◆ Source excerpt:
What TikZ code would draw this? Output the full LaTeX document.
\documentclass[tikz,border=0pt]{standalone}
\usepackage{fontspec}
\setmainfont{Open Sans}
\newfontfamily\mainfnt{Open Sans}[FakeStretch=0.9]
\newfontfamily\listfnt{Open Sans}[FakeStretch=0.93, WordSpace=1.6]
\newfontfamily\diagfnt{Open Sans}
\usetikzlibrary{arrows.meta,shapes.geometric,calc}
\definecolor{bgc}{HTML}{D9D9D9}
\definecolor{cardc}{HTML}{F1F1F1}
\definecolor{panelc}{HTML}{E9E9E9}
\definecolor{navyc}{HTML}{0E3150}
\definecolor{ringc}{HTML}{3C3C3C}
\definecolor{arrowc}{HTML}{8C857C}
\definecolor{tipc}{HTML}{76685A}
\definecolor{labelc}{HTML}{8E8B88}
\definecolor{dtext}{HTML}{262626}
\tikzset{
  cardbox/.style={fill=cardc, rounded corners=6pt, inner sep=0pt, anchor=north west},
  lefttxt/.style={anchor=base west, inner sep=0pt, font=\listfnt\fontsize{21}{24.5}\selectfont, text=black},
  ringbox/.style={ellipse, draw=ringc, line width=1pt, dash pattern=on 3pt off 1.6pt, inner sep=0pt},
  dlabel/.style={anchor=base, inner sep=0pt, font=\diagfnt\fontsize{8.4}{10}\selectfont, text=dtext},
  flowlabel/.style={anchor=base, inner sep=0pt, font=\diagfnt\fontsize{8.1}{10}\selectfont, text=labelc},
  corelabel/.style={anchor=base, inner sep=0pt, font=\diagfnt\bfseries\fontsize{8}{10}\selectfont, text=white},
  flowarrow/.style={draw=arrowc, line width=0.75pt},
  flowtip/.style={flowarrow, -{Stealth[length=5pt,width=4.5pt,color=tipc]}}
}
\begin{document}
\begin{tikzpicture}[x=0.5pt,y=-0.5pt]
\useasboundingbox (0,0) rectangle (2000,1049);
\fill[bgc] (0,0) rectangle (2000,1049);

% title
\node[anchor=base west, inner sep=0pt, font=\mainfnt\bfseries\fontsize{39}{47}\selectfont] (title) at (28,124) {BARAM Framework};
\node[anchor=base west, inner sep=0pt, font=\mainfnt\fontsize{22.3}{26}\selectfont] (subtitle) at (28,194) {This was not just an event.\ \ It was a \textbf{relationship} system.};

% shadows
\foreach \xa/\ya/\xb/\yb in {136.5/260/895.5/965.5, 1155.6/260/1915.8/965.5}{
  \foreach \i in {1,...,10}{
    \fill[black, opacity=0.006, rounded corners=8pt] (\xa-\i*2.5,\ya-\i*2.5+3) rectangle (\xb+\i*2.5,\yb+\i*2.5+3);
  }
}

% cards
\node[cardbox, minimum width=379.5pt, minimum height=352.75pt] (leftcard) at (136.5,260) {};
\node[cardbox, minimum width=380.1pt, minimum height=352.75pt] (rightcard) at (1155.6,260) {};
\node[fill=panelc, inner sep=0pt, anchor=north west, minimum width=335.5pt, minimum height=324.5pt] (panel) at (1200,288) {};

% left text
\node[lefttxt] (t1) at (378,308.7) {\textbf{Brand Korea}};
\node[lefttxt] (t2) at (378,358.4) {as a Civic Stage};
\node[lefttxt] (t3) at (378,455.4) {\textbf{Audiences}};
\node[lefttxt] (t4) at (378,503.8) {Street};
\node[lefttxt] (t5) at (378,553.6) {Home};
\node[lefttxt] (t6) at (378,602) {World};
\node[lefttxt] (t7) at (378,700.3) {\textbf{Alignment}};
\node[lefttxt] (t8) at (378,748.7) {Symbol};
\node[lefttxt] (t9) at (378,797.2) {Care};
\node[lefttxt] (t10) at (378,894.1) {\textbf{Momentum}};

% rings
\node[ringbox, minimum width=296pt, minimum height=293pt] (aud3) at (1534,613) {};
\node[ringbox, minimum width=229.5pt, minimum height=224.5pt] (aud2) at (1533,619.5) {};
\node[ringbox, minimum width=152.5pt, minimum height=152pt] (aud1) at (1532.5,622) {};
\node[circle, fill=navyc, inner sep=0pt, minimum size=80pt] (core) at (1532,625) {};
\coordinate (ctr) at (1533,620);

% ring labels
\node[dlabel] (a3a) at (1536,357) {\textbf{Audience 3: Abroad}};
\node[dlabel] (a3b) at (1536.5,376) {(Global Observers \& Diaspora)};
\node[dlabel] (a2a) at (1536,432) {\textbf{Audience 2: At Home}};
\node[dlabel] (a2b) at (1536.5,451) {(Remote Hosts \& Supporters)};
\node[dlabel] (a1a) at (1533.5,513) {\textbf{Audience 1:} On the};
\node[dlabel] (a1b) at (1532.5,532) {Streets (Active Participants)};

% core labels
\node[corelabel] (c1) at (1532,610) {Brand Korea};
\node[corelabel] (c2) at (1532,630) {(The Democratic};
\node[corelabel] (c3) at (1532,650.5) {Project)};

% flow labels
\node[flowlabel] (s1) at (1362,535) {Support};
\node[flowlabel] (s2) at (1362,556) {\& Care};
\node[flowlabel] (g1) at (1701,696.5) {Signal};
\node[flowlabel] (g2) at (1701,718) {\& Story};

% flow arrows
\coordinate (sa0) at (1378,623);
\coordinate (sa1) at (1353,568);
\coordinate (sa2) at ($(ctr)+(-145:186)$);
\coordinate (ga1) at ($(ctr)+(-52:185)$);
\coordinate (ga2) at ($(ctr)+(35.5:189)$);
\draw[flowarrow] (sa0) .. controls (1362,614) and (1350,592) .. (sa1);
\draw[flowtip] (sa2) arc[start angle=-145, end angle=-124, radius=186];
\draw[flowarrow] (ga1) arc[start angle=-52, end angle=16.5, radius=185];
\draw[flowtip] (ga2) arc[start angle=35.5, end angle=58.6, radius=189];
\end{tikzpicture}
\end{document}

◆ Work to be completed: Verbatim output is expected for the lines from the start of the data to the line in which "(subtitle) at (28,194)" appears, both included.

◆ Response to the exercise:
What TikZ code would draw this? Output the full LaTeX document.
\documentclass[tikz,border=0pt]{standalone}
\usepackage{fontspec}
\setmainfont{Open Sans}
\newfontfamily\mainfnt{Open Sans}[FakeStretch=0.9]
\newfontfamily\listfnt{Open Sans}[FakeStretch=0.93, WordSpace=1.6]
\newfontfamily\diagfnt{Open Sans}
\usetikzlibrary{arrows.meta,shapes.geometric,calc}
\definecolor{bgc}{HTML}{D9D9D9}
\definecolor{cardc}{HTML}{F1F1F1}
\definecolor{panelc}{HTML}{E9E9E9}
\definecolor{navyc}{HTML}{0E3150}
\definecolor{ringc}{HTML}{3C3C3C}
\definecolor{arrowc}{HTML}{8C857C}
\definecolor{tipc}{HTML}{76685A}
\definecolor{labelc}{HTML}{8E8B88}
\definecolor{dtext}{HTML}{262626}
\tikzset{
  cardbox/.style={fill=cardc, rounded corners=6pt, inner sep=0pt, anchor=north west},
  lefttxt/.style={anchor=base west, inner sep=0pt, font=\listfnt\fontsize{21}{24.5}\selectfont, text=black},
  ringbox/.style={ellipse, draw=ringc, line width=1pt, dash pattern=on 3pt off 1.6pt, inner sep=0pt},
  dlabel/.style={anchor=base, inner sep=0pt, font=\diagfnt\fontsize{8.4}{10}\selectfont, text=dtext},
  flowlabel/.style={anchor=base, inner sep=0pt, font=\diagfnt\fontsize{8.1}{10}\selectfont, text=labelc},
  corelabel/.style={anchor=base, inner sep=0pt, font=\diagfnt\bfseries\fontsize{8}{10}\selectfont, text=white},
  flowarrow/.style={draw=arrowc, line width=0.75pt},
  flowtip/.style={flowarrow, -{Stealth[length=5pt,width=4.5pt,color=tipc]}}
}
\begin{document}
\begin{tikzpicture}[x=0.5pt,y=-0.5pt]
\useasboundingbox (0,0) rectangle (2000,1049);
\fill[bgc] (0,0) rectangle (2000,1049);

% title
\node[anchor=base west, inner sep=0pt, font=\mainfnt\bfseries\fontsize{39}{47}\selectfont] (title) at (28,124) {BARAM Framework};
\node[anchor=base west, inner sep=0pt, font=\mainfnt\fontsize{22.3}{26}\selectfont] (subtitle) at (28,194) {This was not just an event.\ \ It was a \textbf{relationship} system.};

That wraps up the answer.